Were the iron mines at Eisen Hill, near Winsford in West Somerset, worked by miners from central Europe in the Early Modern Period and did they introduce new mining technology to the area.
One should beware the much quoted theory that mining and metallurgy in England and Wales developed rapidly from a primitive level under 'German' tuition in the late 16th century.
There is little they could teach us in mining / smelting technique in the early modern period, outside the smelting of copper. Evidence does suggest that what attempts there had been at working that metal in the medieval period, and into the 16th century, were dominated by central European expertise.
Developments in tin, lead and silver-lead working were largely indigenous but where necessary English mining could take on technology, from the continent, of its own initiative. As with the early introduction of suction lift pumps at the Bere Ferrers silver mines in c. 1480. (1) Success in lead smelting technique came from within. The introduction of continental furnaces proved a singular failure in Derbyshire (2) and they were also no more capable of processing the silver-bearing ores than the methods developed in Devon over two centuries. Real advance came in the mid 16th century with the ore hearth, rooted in resource depletion on Mendip.

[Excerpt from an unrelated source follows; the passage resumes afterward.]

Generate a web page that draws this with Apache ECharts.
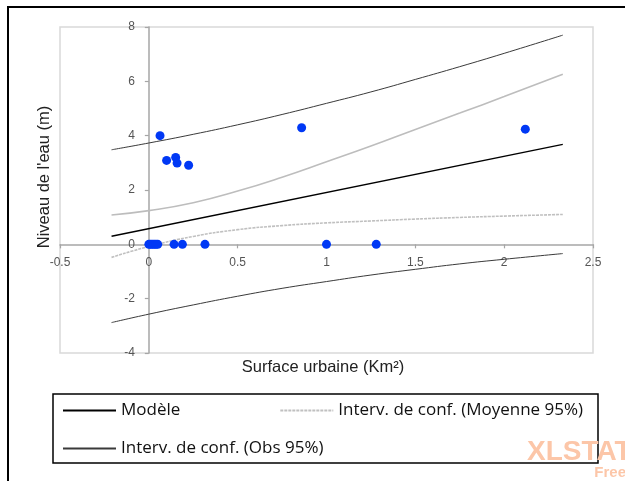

The idea of 'German' domination in metallurgical technique is a myth fostered by the ready availability of continental literature and the survival of, and interest in, documentary evidence from their involvement in a narrow sector of the English non-ferrous industry in the late 16th century. Hoover's translation of Agricola's work of 1556 presented an array of techniques and processes which appeared in stark contrast to the low technology employed in the lead industry of the Pennines even up to the 19th century. But much of what at first appears to be a wealth of contemporary technology is on closer examination often redundant or had been in use in England and the continent for decades. (3) It was not appropriate to the exploitation of relatively abundant resources such as tin, lead or iron.
Iron had been worked in England and Wales for over 1500 years before Elizabeth I came to the throne. Methods changed little until the late 15th century and the introduction of blast furnace / fining hearth technology. If the slags at Oldrey are similar to those at Sherracombe Ford, ie. tap slag from a late bloomery operation, that dates the activity to no later than the first half of the 16th century. Blast furnace technology, of French, Belgium or Low Country origin, appeared in the south-east of England by 1496, gradually superseding the bloomery in bulk production of iron. (4)
There is no evidence, that I am aware of, for central European involvement in English iron mining or smelting.(5) Petrus Filius did include, in his survey of Wales and the south-west of England circa. 1524-8, a mine at 'Exford Moor' but classed it as a lead mine.
In fact the 'German' connection with Eisen Hill is only by way of its current spelling. It was always 'Ison' on the older maps. There may be some High German root to the name but it is more likely a corruption of either the Old English 'Isern' or Old Welsh 'Isarn', iron. (6) The former being in use in the 11th century.
That the site is known as Eisen or Ison Hill is an indicator of its antiquity not of any 'German' presence.